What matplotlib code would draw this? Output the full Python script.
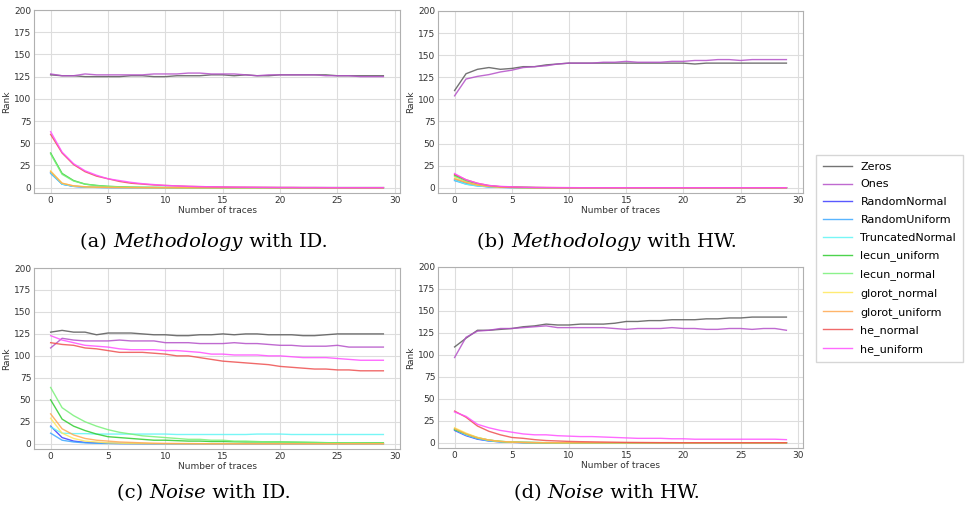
# Rank vs number of traces for different weight initializers (4 panels + shared legend)
import numpy as np
import matplotlib.pyplot as plt

traces = np.arange(30)

labels = ["Zeros", "Ones", "RandomNormal", "RandomUniform", "TruncatedNormal",
          "lecun_uniform", "lecun_normal", "glorot_normal", "glorot_uniform",
          "he_normal", "he_uniform"]
colors = ["#5a5a5a", "#b450c8", "#3c3cff", "#3ca8ff", "#5ff5f5",
          "#2ecc2e", "#78f078", "#ffe85a", "#ffa850", "#ee5050", "#ff50ff"]

# (a) Methodology with ID
panel_a = [
    [127, 126, 126, 125, 125, 125, 125, 126, 126, 125, 125, 126, 126, 126, 127, 127, 126, 127, 126, 126, 127, 127, 127, 127, 127, 126, 126, 126, 126, 126],
    [128, 126, 126, 128, 127, 127, 127, 127, 127, 128, 128, 128, 129, 129, 128, 128, 128, 127, 126, 127, 127, 127, 127, 127, 126, 126, 126, 125, 125, 125],
    [17, 4, 1.5, 0.8, 0.4, 0.2, 0.1, 0, 0, 0, 0, 0, 0, 0, 0, 0, 0, 0, 0, 0, 0, 0, 0, 0, 0, 0, 0, 0, 0, 0],
    [16, 4, 1.5, 0.7, 0.3, 0.2, 0.1, 0, 0, 0, 0, 0, 0, 0, 0, 0, 0, 0, 0, 0, 0, 0, 0, 0, 0, 0, 0, 0, 0, 0],
    [17, 4, 1.6, 0.8, 0.4, 0.2, 0.1, 0, 0, 0, 0, 0, 0, 0, 0, 0, 0, 0, 0, 0, 0, 0, 0, 0, 0, 0, 0, 0, 0, 0],
    [39, 16, 8, 4, 2.5, 1.5, 1, 0.6, 0.4, 0.3, 0.2, 0.1, 0, 0, 0, 0, 0, 0, 0, 0, 0, 0, 0, 0, 0, 0, 0, 0, 0, 0],
    [38, 15, 7.5, 4, 2.4, 1.4, 0.9, 0.5, 0.3, 0.2, 0.1, 0, 0, 0, 0, 0, 0, 0, 0, 0, 0, 0, 0, 0, 0, 0, 0, 0, 0, 0],
    [19, 5, 2, 1, 0.5, 0.3, 0.2, 0.1, 0, 0, 0, 0, 0, 0, 0, 0, 0, 0, 0, 0, 0, 0, 0, 0, 0, 0, 0, 0, 0, 0],
    [18, 5, 2, 1, 0.5, 0.3, 0.2, 0.1, 0, 0, 0, 0, 0, 0, 0, 0, 0, 0, 0, 0, 0, 0, 0, 0, 0, 0, 0, 0, 0, 0],
    [60, 39, 26, 18, 13, 10, 7, 5, 4, 3, 2.5, 2, 1.5, 1.2, 1, 0.8, 0.6, 0.5, 0.4, 0.3, 0.2, 0.2, 0.1, 0.1, 0, 0, 0, 0, 0, 0],
    [63, 40, 27, 19, 14, 10, 8, 6, 4.5, 3.5, 2.5, 2, 1.5, 1.2, 1, 0.8, 0.6, 0.5, 0.4, 0.3, 0.2, 0.2, 0.1, 0.1, 0.1, 0, 0, 0, 0, 0],
]

# (b) Methodology with HW
panel_b = [
    [110, 129, 134, 136, 134, 135, 137, 137, 139, 140, 141, 141, 141, 141, 141, 141, 141, 141, 141, 141, 141, 140, 141, 141, 141, 141, 141, 141, 141, 141],
    [104, 123, 126, 128, 131, 133, 136, 137, 138, 140, 141, 141, 141, 142, 142, 143, 142, 142, 142, 143, 143, 144, 144, 145, 145, 144, 145, 145, 145, 145],
    [9, 5, 2.5, 1, 0.5, 0.2, 0.1, 0, 0, 0, 0, 0, 0, 0, 0, 0, 0, 0, 0, 0, 0, 0, 0, 0, 0, 0, 0, 0, 0, 0],
    [8, 4, 2, 1, 0.4, 0.2, 0.1, 0, 0, 0, 0, 0, 0, 0, 0, 0, 0, 0, 0, 0, 0, 0, 0, 0, 0, 0, 0, 0, 0, 0],
    [9, 4, 2, 1, 0.4, 0.2, 0.1, 0, 0, 0, 0, 0, 0, 0, 0, 0, 0, 0, 0, 0, 0, 0, 0, 0, 0, 0, 0, 0, 0, 0],
    [14, 8, 4, 2, 1, 0.5, 0.2, 0.1, 0, 0, 0, 0, 0, 0, 0, 0, 0, 0, 0, 0, 0, 0, 0, 0, 0, 0, 0, 0, 0, 0],
    [13, 7, 3.5, 1.8, 0.9, 0.4, 0.2, 0.1, 0, 0, 0, 0, 0, 0, 0, 0, 0, 0, 0, 0, 0, 0, 0, 0, 0, 0, 0, 0, 0, 0],
    [11, 6, 3, 1.5, 0.7, 0.3, 0.1, 0, 0, 0, 0, 0, 0, 0, 0, 0, 0, 0, 0, 0, 0, 0, 0, 0, 0, 0, 0, 0, 0, 0],
    [10, 6, 3, 1.5, 0.7, 0.3, 0.1, 0, 0, 0, 0, 0, 0, 0, 0, 0, 0, 0, 0, 0, 0, 0, 0, 0, 0, 0, 0, 0, 0, 0],
    [15, 9, 5, 2.5, 1.2, 0.8, 0.5, 0.3, 0.2, 0.1, 0, 0, 0, 0, 0, 0, 0, 0, 0, 0, 0, 0, 0, 0, 0, 0, 0, 0, 0, 0],
    [16, 9, 5, 2.5, 1.5, 1, 0.5, 0.3, 0.2, 0.1, 0.1, 0, 0, 0, 0, 0, 0, 0, 0, 0, 0, 0, 0, 0, 0, 0, 0, 0, 0, 0],
]

# (c) Noise with ID
panel_c = [
    [127, 129, 127, 127, 124, 126, 126, 126, 125, 124, 124, 123, 123, 124, 124, 125, 124, 125, 125, 124, 124, 124, 123, 123, 124, 125, 125, 125, 125, 125],
    [109, 120, 118, 117, 117, 117, 118, 117, 117, 117, 115, 115, 115, 114, 114, 114, 115, 114, 114, 113, 112, 112, 111, 111, 111, 112, 110, 110, 110, 110],
    [20, 7, 3, 1.5, 1, 0.5, 0.3, 0.2, 0.1, 0, 0, 0, 0, 0, 0, 0, 0, 0, 0, 0, 0, 0, 0, 0, 0, 0, 0, 0, 0, 0],
    [12, 4, 2, 1, 0.5, 0.3, 0.2, 0.1, 0, 0, 0, 0, 0, 0, 0, 0, 0, 0, 0, 0, 0, 0, 0, 0, 0, 0, 0, 0, 0, 0],
    [19, 12, 11.5, 11.5, 11, 11, 11, 11, 11, 11, 11, 10.5, 10.5, 10.5, 10.5, 10.5, 10.5, 10.5, 11, 11, 11, 10.5, 10.5, 10.5, 10.5, 10.5, 10.5, 10.5, 10.5, 10.5],
    [50, 28, 20, 15, 11, 8, 7, 6, 5, 4, 4, 3.5, 3, 3, 2.5, 2.5, 2.2, 2, 2, 2, 2, 1.8, 1.6, 1.4, 1.2, 1.1, 1, 1, 1, 1],
    [64, 41, 32, 25, 20, 16, 13, 11, 9, 8, 7, 6, 5, 5, 4, 4, 3, 3, 2.5, 2, 2, 1.8, 1.6, 1.4, 1.2, 1, 1, 0.8, 0.6, 0.5],
    [29, 12, 6, 3, 2, 1, 0.6, 0.3, 0.2, 0.1, 0, 0, 0, 0, 0, 0, 0, 0, 0, 0, 0, 0, 0, 0, 0, 0, 0, 0, 0, 0],
    [34, 17, 10, 6, 4, 3, 2, 1.5, 1, 0.6, 0.4, 0.3, 0.2, 0.1, 0, 0, 0, 0, 0, 0, 0, 0, 0, 0, 0, 0, 0, 0, 0, 0],
    [115, 113, 112, 109, 108, 106, 104, 104, 104, 103, 102, 100, 100, 98, 96, 94, 93, 92, 91, 90, 88, 87, 86, 85, 85, 84, 84, 83, 83, 83],
    [123, 118, 115, 112, 111, 110, 108, 107, 107, 107, 106, 106, 105, 104, 102, 102, 101, 101, 101, 100, 100, 99, 98, 98, 98, 97, 96, 95, 95, 95],
]

# (d) Noise with HW
panel_d = [
    [109, 119, 128, 128, 129, 130, 132, 133, 135, 134, 134, 135, 135, 135, 136, 138, 138, 139, 139, 140, 140, 140, 141, 141, 142, 142, 143, 143, 143, 143],
    [97, 120, 127, 128, 130, 130, 131, 132, 133, 131, 131, 131, 131, 131, 130, 129, 130, 130, 130, 131, 130, 130, 129, 129, 130, 130, 129, 130, 130, 128],
    [14, 8, 4, 2, 1, 0.5, 0.2, 0.1, 0, 0, 0, 0, 0, 0, 0, 0, 0, 0, 0, 0, 0, 0, 0, 0, 0, 0, 0, 0, 0, 0],
    [15, 9, 4.5, 2.2, 1, 0.5, 0.2, 0.1, 0, 0, 0, 0, 0, 0, 0, 0, 0, 0, 0, 0, 0, 0, 0, 0, 0, 0, 0, 0, 0, 0],
    [15, 9, 5, 2.5, 1.2, 0.6, 0.3, 0.1, 0, 0, 0, 0, 0, 0, 0, 0, 0, 0, 0, 0, 0, 0, 0, 0, 0, 0, 0, 0, 0, 0],
    [15, 10, 5.5, 3, 1.5, 0.7, 0.3, 0.1, 0, 0, 0, 0, 0, 0, 0, 0, 0, 0, 0, 0, 0, 0, 0, 0, 0, 0, 0, 0, 0, 0],
    [16, 10, 6, 3, 1.5, 0.8, 0.4, 0.2, 0.1, 0, 0, 0, 0, 0, 0, 0, 0, 0, 0, 0, 0, 0, 0, 0, 0, 0, 0, 0, 0, 0],
    [17, 11, 6, 3, 1.5, 0.8, 0.4, 0.2, 0.1, 0, 0, 0, 0, 0, 0, 0, 0, 0, 0, 0, 0, 0, 0, 0, 0, 0, 0, 0, 0, 0],
    [16, 10, 5.5, 3, 1.5, 0.7, 0.3, 0.1, 0, 0, 0, 0, 0, 0, 0, 0, 0, 0, 0, 0, 0, 0, 0, 0, 0, 0, 0, 0, 0, 0],
    [36, 29, 19, 13, 9, 6, 5, 3.5, 2.5, 2, 1.5, 1.2, 1, 0.8, 0.6, 0.4, 0.3, 0.2, 0.1, 0.1, 0, 0, 0, 0, 0, 0, 0, 0, 0, 0],
    [35, 30, 21, 17, 14, 12, 10, 9, 9, 8, 7.5, 7, 7, 6.5, 6, 5.5, 5, 5, 5, 4.5, 4.5, 4, 4, 4, 4, 4, 4, 4, 4, 3.5],
]

captions = [("(a) ", "Methodology", " with ID."),
            ("(b) ", "Methodology", " with HW."),
            ("(c) ", "Noise", " with ID."),
            ("(d) ", "Noise", " with HW.")]

W, H = 968, 513
fig = plt.figure(figsize=(W / 100, H / 100), dpi=100)

# axes boxes in pixels: left, top, right, bottom
boxes = [(34, 10, 400, 193), (438, 11, 803, 193),
         (34, 268, 400, 449), (438, 267, 803, 448)]
panels = [panel_a, panel_b, panel_c, panel_d]

for (l, t, r, b), data in zip(boxes, panels):
    ax = fig.add_axes([l / W, 1 - b / H, (r - l) / W, (b - t) / H])
    for series, lab, col in zip(data, labels, colors):
        ax.plot(traces, series, color=col, lw=1.0, alpha=0.85, label=lab)
    ax.set_ylim(-6, 200)
    ax.set_xlim(-1.45, 30.45)
    ax.set_xticks([0, 5, 10, 15, 20, 25, 30])
    ax.set_yticks([0, 25, 50, 75, 100, 125, 150, 175, 200])
    ax.grid(True, color="#dddddd", lw=0.8)
    ax.set_axisbelow(True)
    for s in ax.spines.values():
        s.set_color("#b0b0b0")
    ax.tick_params(length=0, pad=2, labelsize=6.5, colors="#333333")
    ax.set_xlabel("Number of traces", fontsize=6.5, color="#333333", labelpad=1)
    ax.set_ylabel("Rank", fontsize=6.5, color="#333333", labelpad=2)
    if data is panel_a:
        handles, labs = ax.get_legend_handles_labels()

leg = fig.legend(handles, labs, loc="upper left", bbox_to_anchor=(816 / W, 1 - 155 / H),
                 borderaxespad=0, fontsize=8.0, frameon=True, fancybox=False,
                 edgecolor="#cccccc", labelspacing=0.70, handlelength=2.6,
                 handletextpad=0.8, borderpad=0.6)
for line in leg.get_lines():
    line.set_alpha(0.85)

# captions under each panel, middle word in italics
cap_pos = [(204, 242), (607, 242), (204, 493), (607, 493)]
for (cx, cy), (a, mid, c) in zip(cap_pos, captions):
    t1 = fig.text(0, 0, a, fontsize=14, family="DejaVu Serif")
    t2 = fig.text(0, 0, mid, fontsize=14, family="DejaVu Serif", style="italic")
    t3 = fig.text(0, 0, c, fontsize=14, family="DejaVu Serif")
    fig.canvas.draw()
    r = fig.canvas.get_renderer()
    widths = [t.get_window_extent(r).width for t in (t1, t2, t3)]
    x = cx - sum(widths) / 2
    for t, w in zip((t1, t2, t3), widths):
        t.set_position((x / W, 1 - cy / H))
        t.set_va("center")
        x += w

fig.savefig("out.png", dpi=100)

What needs to be done: Everything from the first line to the line with "traces = np.arange(30)" must be repeated exactly, and nothing else. Leave the pictures out.

Reply to the task:
What matplotlib code would draw this? Output the full Python script.
# Rank vs number of traces for different weight initializers (4 panels + shared legend)
import numpy as np
import matplotlib.pyplot as plt

traces = np.arange(30)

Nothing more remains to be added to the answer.